→ Work to do
Make an exact copy of the entries below with the pictures removed.

Entries with chart source code
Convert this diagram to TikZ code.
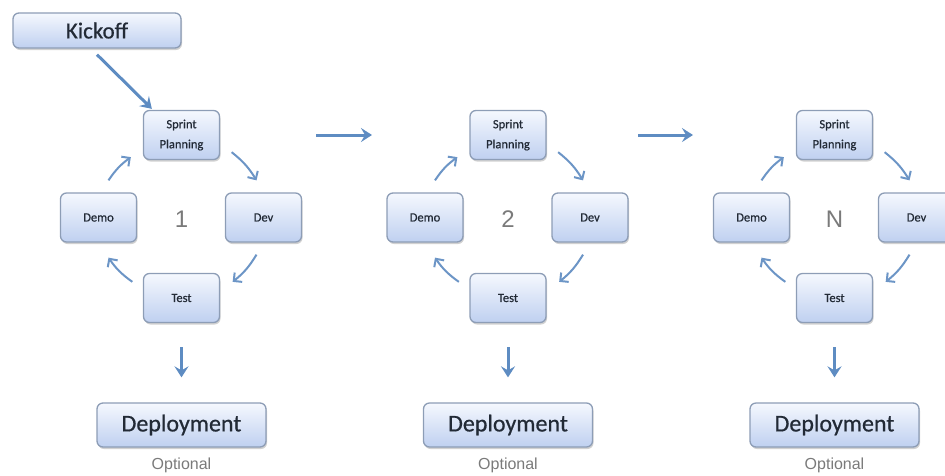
\documentclass[tikz,border=0pt]{standalone}
\usepackage{fontspec}
\setmainfont{Carlito}
\newfontfamily\calh{Carlito}[FakeBold=0.6]
\newfontfamily\arialfont{Liberation Sans}
\usetikzlibrary{arrows.meta,shadows,calc}
\definecolor{boxline}{HTML}{8D9DB6}
\definecolor{boxtop}{HTML}{F5F8FE}
\definecolor{boxbot}{HTML}{BFD0F0}
\definecolor{arrowc}{HTML}{5E8CC2}
\definecolor{thinarrow}{HTML}{6C95C6}
\definecolor{txtc}{HTML}{222A36}
\definecolor{numc}{HTML}{7A7A7A}
\tikzset{
  boxbase/.style={draw=boxline, line width=1.3pt, rounded corners=6pt,
    top color=boxtop, bottom color=boxbot, text=txtc, inner sep=0pt,
    drop shadow={shadow xshift=1pt, shadow yshift=-2pt, opacity=0.3, fill=black!60}},
  smallbox/.style={boxbase, minimum width=76pt, minimum height=49pt,
    font=\calh\fontsize{12.5}{20}\selectfont, align=center},
  bigbox/.style={boxbase, minimum width=169pt, minimum height=44pt,
    font=\calh\fontsize{24}{28}\selectfont},
  kickbox/.style={boxbase, minimum width=168pt, minimum height=35pt,
    font=\calh\fontsize{23}{26}\selectfont},
  cyclearrow/.style={draw=thinarrow, line width=2pt, bend left=10,
    -{Straight Barb[length=6pt,width=12pt,line width=2pt]}},
  thickarrow/.style={draw=arrowc, line width=3pt,
    -{Stealth[length=11pt,width=14pt,inset=4pt]}},
  numlabel/.style={text=numc, font=\arialfont\fontsize{24}{28}\selectfont},
  optlabel/.style={text=numc, font=\arialfont\fontsize{16}{20}\selectfont},
}
\begin{document}
\begin{tikzpicture}[x=1pt,y=-1pt]
\useasboundingbox (0,0) rectangle (945,475);
\clip (0,0) rectangle (945,475);
\node[kickbox] (kick) at (97,30.5) {Kickoff};
\foreach \i/\cx/\lab in {1/181.5/1, 2/508/2, 3/834.5/N}{
  \node[smallbox] (sp\i) at (\cx,135) {Sprint\\Planning};
  \node[smallbox] (de\i) at (\cx-83,217.5) {Demo};
  \node[smallbox] (dv\i) at (\cx+82,217.5) {Dev};
  \node[smallbox] (te\i) at (\cx,298) {Test};
  \node[numlabel] (n\i) at (\cx,219) {\lab};
  \node[bigbox] (dp\i) at (\cx,425) {Deployment};
  \node[optlabel] (op\i) at (\cx,465) {Optional};
  \draw[cyclearrow] ($(de\i.north)+(10,-12)$) to ($(sp\i.south west)+(-12,-3)$);
  \draw[cyclearrow] ($(sp\i.south east)+(11.5,-8)$) to ($(dv\i.north)+(-7,-12)$);
  \draw[cyclearrow] ($(dv\i.south)+(-7,12)$) to ($(te\i.north east)+(12.5,9)$);
  \draw[cyclearrow] ($(te\i.north west)+(-10.5,9)$) to ($(de\i.south)+(10,15)$);
  \draw[thickarrow] ($(te\i.south)+(0,24)$) -- ($(dp\i.north)+(0,-25)$);
}
\draw[thickarrow] ($(kick.south)+(0,6)$) -- ($(sp1.north west)+(9,-1)$);
\coordinate (g1s) at (316,135);
\coordinate (g1e) at (372,135);
\coordinate (g2s) at (638,135);
\coordinate (g2e) at (693,135);
\draw[thickarrow] (g1s) -- (g1e);
\draw[thickarrow] (g2s) -- (g2e);
\end{tikzpicture}
\end{document}
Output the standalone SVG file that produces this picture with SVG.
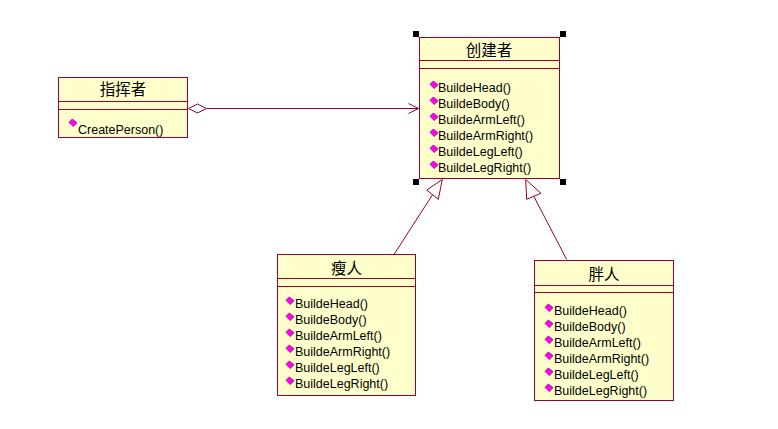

→ Written answer
Convert this diagram to TikZ code.
\documentclass[tikz,border=0pt]{standalone}
\usepackage{fontspec}
\setmainfont{Carlito}
\newfontfamily\calh{Carlito}[FakeBold=0.6]
\newfontfamily\arialfont{Liberation Sans}
\usetikzlibrary{arrows.meta,shadows,calc}
\definecolor{boxline}{HTML}{8D9DB6}
\definecolor{boxtop}{HTML}{F5F8FE}
\definecolor{boxbot}{HTML}{BFD0F0}
\definecolor{arrowc}{HTML}{5E8CC2}
\definecolor{thinarrow}{HTML}{6C95C6}
\definecolor{txtc}{HTML}{222A36}
\definecolor{numc}{HTML}{7A7A7A}
\tikzset{
  boxbase/.style={draw=boxline, line width=1.3pt, rounded corners=6pt,
    top color=boxtop, bottom color=boxbot, text=txtc, inner sep=0pt,
    drop shadow={shadow xshift=1pt, shadow yshift=-2pt, opacity=0.3, fill=black!60}},
  smallbox/.style={boxbase, minimum width=76pt, minimum height=49pt,
    font=\calh\fontsize{12.5}{20}\selectfont, align=center},
  bigbox/.style={boxbase, minimum width=169pt, minimum height=44pt,
    font=\calh\fontsize{24}{28}\selectfont},
  kickbox/.style={boxbase, minimum width=168pt, minimum height=35pt,
    font=\calh\fontsize{23}{26}\selectfont},
  cyclearrow/.style={draw=thinarrow, line width=2pt, bend left=10,
    -{Straight Barb[length=6pt,width=12pt,line width=2pt]}},
  thickarrow/.style={draw=arrowc, line width=3pt,
    -{Stealth[length=11pt,width=14pt,inset=4pt]}},
  numlabel/.style={text=numc, font=\arialfont\fontsize{24}{28}\selectfont},
  optlabel/.style={text=numc, font=\arialfont\fontsize{16}{20}\selectfont},
}
\begin{document}
\begin{tikzpicture}[x=1pt,y=-1pt]
\useasboundingbox (0,0) rectangle (945,475);
\clip (0,0) rectangle (945,475);
\node[kickbox] (kick) at (97,30.5) {Kickoff};
\foreach \i/\cx/\lab in {1/181.5/1, 2/508/2, 3/834.5/N}{
  \node[smallbox] (sp\i) at (\cx,135) {Sprint\\Planning};
  \node[smallbox] (de\i) at (\cx-83,217.5) {Demo};
  \node[smallbox] (dv\i) at (\cx+82,217.5) {Dev};
  \node[smallbox] (te\i) at (\cx,298) {Test};
  \node[numlabel] (n\i) at (\cx,219) {\lab};
  \node[bigbox] (dp\i) at (\cx,425) {Deployment};
  \node[optlabel] (op\i) at (\cx,465) {Optional};
  \draw[cyclearrow] ($(de\i.north)+(10,-12)$) to ($(sp\i.south west)+(-12,-3)$);
  \draw[cyclearrow] ($(sp\i.south east)+(11.5,-8)$) to ($(dv\i.north)+(-7,-12)$);
  \draw[cyclearrow] ($(dv\i.south)+(-7,12)$) to ($(te\i.north east)+(12.5,9)$);
  \draw[cyclearrow] ($(te\i.north west)+(-10.5,9)$) to ($(de\i.south)+(10,15)$);
  \draw[thickarrow] ($(te\i.south)+(0,24)$) -- ($(dp\i.north)+(0,-25)$);
}
\draw[thickarrow] ($(kick.south)+(0,6)$) -- ($(sp1.north west)+(9,-1)$);
\coordinate (g1s) at (316,135);
\coordinate (g1e) at (372,135);
\coordinate (g2s) at (638,135);
\coordinate (g2e) at (693,135);
\draw[thickarrow] (g1s) -- (g1e);
\draw[thickarrow] (g2s) -- (g2e);
\end{tikzpicture}
\end{document}
Output the standalone SVG file that produces this picture with SVG.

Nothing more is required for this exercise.